Was it emotionally hard to pick up this project, years later?
It was emotionally tough at times to work on this project. Along the way, I had so many questions I wanted to ask my dad. He had only passed away a couple of years before when I began working on this project and I was still in the throes of grief. However, it was a meaningful way for me to continue his project and legacy. Reengaging with WE DO THE REST allowed me to connect with people from his life and his past that I never would have spoken to in any other circumstance. I had beautiful conversations with participants and got to hear stories about my dad when he was my age. I was really fortunate to find an archive that was so well organized and thought through. It gave me a glimpse into his mind and what he was thinking about at that time.
Can you tell us more about the synthesis of memory, from your point of view?
Embarking on this project showed me how powerful images are in sparking memories. An important element of my take on this project was contacting all of the original participants from WE DO THE REST who were still living. I wrote participants via email to inform them I was working on this project and to invite them to share any memories or thoughts. Many people responded and told me they had no recollection of the project or participating. I would respond to their email with scans of the images they made with the Diana and the letters they wrote to WE DO THE REST and they would respond with a flood of memories. I would try and get on a phone call with them to hear their stories and thoughts firsthand.
The resulting exhibition of my take on the project was a mix of prints, contact sheets, letters, and cameras I curated from the archive paired with audio recordings of my interviews, an artists book I made using scans from the archive, and reproductions of my email correspondence with participants. The exhibition invited the viewers to reflect on the past in contrast to the present. Not only is this project about the memories of the participants, but also the memories of the viewers, and my memories of my father.
How was it to interview people who participated?
I had a really wonderful time interviewing some of the people who participated. I asked them questions about their experience making images with the Diana, how they thought photography has changed in the past forty years, and how their practice has evolved.
It was particularly nice to speak with individuals who went on to have friendships with my dad and hear their stories about him. One conversation that stands out to me, in particular, is my interview with Emmet Gowin, who was my father’s college photography professor and lifelong friend. He shared with me stories about my dad when he was my age, his impressions on the images he made with the Diana, and commentary on the current state of photography. Through this project, I also forged relationships with photographers who my dad did not know personally, like Richard Misrach, who was incredibly generous and interested in my take on the project.

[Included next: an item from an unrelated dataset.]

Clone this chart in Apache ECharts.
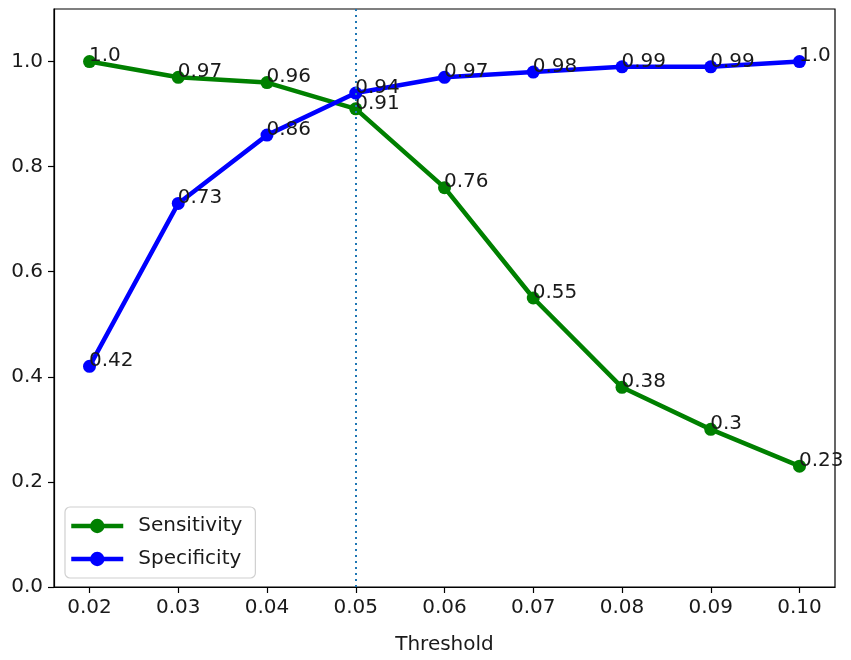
<!DOCTYPE html>
<html>
<head>
<meta charset="utf-8">
<script src="https://cdn.jsdelivr.net/npm/echarts@6/dist/echarts.min.js"></script>
<style>html,body{margin:0;padding:0;background:#fff;}#c{width:851px;height:660px;}</style>
</head>
<body>
<div id="c"></div>
<script>
var thresholds = [0.02, 0.03, 0.04, 0.05, 0.06, 0.07, 0.08, 0.09, 0.10];
var sensitivity = [1.0, 0.97, 0.96, 0.91, 0.76, 0.55, 0.38, 0.30, 0.23];
var specificity = [0.42, 0.73, 0.86, 0.94, 0.97, 0.98, 0.99, 0.99, 1.0];
var sensitivityLabels = ['1.0', '0.97', '0.96', '0.91', '0.76', '0.55', '0.38', '0.3', '0.23'];
var specificityLabels = ['0.42', '0.73', '0.86', '0.94', '0.97', '0.98', '0.99', '0.99', '1.0'];
var xTicks = [0.02, 0.03, 0.04, 0.05, 0.06, 0.07, 0.08, 0.09, 0.10];
var yTicks = [0.0, 0.2, 0.4, 0.6, 0.8, 1.0];
var cutoff = 0.05;

var FONT = 'DejaVu Sans';
var FS = 20;

function pairs(xs, ys, labels) {
  return xs.map(function (x, i) { return { value: [x, ys[i]], lbl: labels[i] }; });
}

var chart = echarts.init(document.getElementById('c'));
chart.setOption({
  animation: false,
  backgroundColor: '#fff',
  textStyle: { fontFamily: FONT },
  grid: { left: 54, right: 16, top: 9, bottom: 71, show: true, borderColor: '#000', borderWidth: 1.2, backgroundColor: 'transparent' },
  xAxis: {
    type: 'value', min: 0.016, max: 0.104,
    name: 'Threshold', nameLocation: 'middle', nameGap: 48,
    nameTextStyle: { fontSize: FS, color: '#1a1a1a', fontFamily: FONT },
    axisLine: { show: true, onZero: false, lineStyle: { color: '#000', width: 1.2 } },
    axisTick: { show: true, length: 6, customValues: xTicks, lineStyle: { color: '#000', width: 1.2 } },
    axisLabel: { customValues: xTicks, margin: 11, fontSize: FS, color: '#1a1a1a', fontFamily: FONT,
      formatter: function (v) { return v.toFixed(2); } },
    splitLine: { show: false }
  },
  yAxis: {
    type: 'value', min: 0, max: 1.1,
    axisLine: { show: true, lineStyle: { color: '#000', width: 1.2 } },
    axisTick: { show: true, length: 6, customValues: yTicks, lineStyle: { color: '#000', width: 1.2 } },
    axisLabel: { customValues: yTicks, margin: 11, fontSize: FS, color: '#1a1a1a', fontFamily: FONT,
      formatter: function (v) { return v.toFixed(1); } },
    splitLine: { show: false }
  },
  legend: {
    left: 65, bottom: 82, orient: 'vertical',
    backgroundColor: '#fff', borderColor: '#d0d0d0', borderWidth: 1.2, borderRadius: 5,
    padding: [9, 13, 9, 4], itemGap: 13, itemWidth: 52, itemHeight: 18,
    lineStyle: { width: 4.5 },
    textStyle: { fontSize: FS, color: '#1a1a1a', fontFamily: FONT, padding: [0, 0, 0, 10] },
    data: ['Sensitivity', 'Specificity']
  },
  series: [
    {
      name: 'Sensitivity', type: 'line',
      data: pairs(thresholds, sensitivity, sensitivityLabels),
      symbol: 'circle', symbolSize: 13,
      lineStyle: { color: '#008000', width: 4.5 },
      itemStyle: { color: '#008000' },
      label: { show: true, position: [6, 11], align: 'left', verticalAlign: 'bottom',
        fontSize: FS, color: '#1a1a1a', fontFamily: FONT,
        formatter: function (p) { return p.data.lbl; } },
      markLine: {
        silent: true, symbol: 'none', label: { show: false },
        lineStyle: { color: '#1f77b4', type: [2, 4], width: 2 },
        data: [{ xAxis: cutoff }]
      },
      z: 2
    },
    {
      name: 'Specificity', type: 'line',
      data: pairs(thresholds, specificity, specificityLabels),
      symbol: 'circle', symbolSize: 13,
      lineStyle: { color: '#0000ff', width: 4.5 },
      itemStyle: { color: '#0000ff' },
      label: { show: true, position: [6, 11], align: 'left', verticalAlign: 'bottom',
        fontSize: FS, color: '#1a1a1a', fontFamily: FONT,
        formatter: function (p) { return p.data.lbl; } },
      z: 3
    }
  ]
});
</script>
</body>
</html>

How much time did the whole archival process take?
The archive was amazingly well organized when I found it so thankfully that part did not take long. Scanning and digitally organizing the contact sheets, letters, prints, and other ephemera took a few months of work. I then spent a year and a half researching, interviewing, and curating an exhibition for my thesis. I also made an artist's book with content from the archive and a series of short films. I exhibited this work at the Granoff Center for the Creative Arts in 2017 and took a break from the project afterward.
However, in 2020 I am reengaging with the archive and working towards a publication of the project. I am currently looking for funding to support the scanning and digitization of all of the original negatives from the project.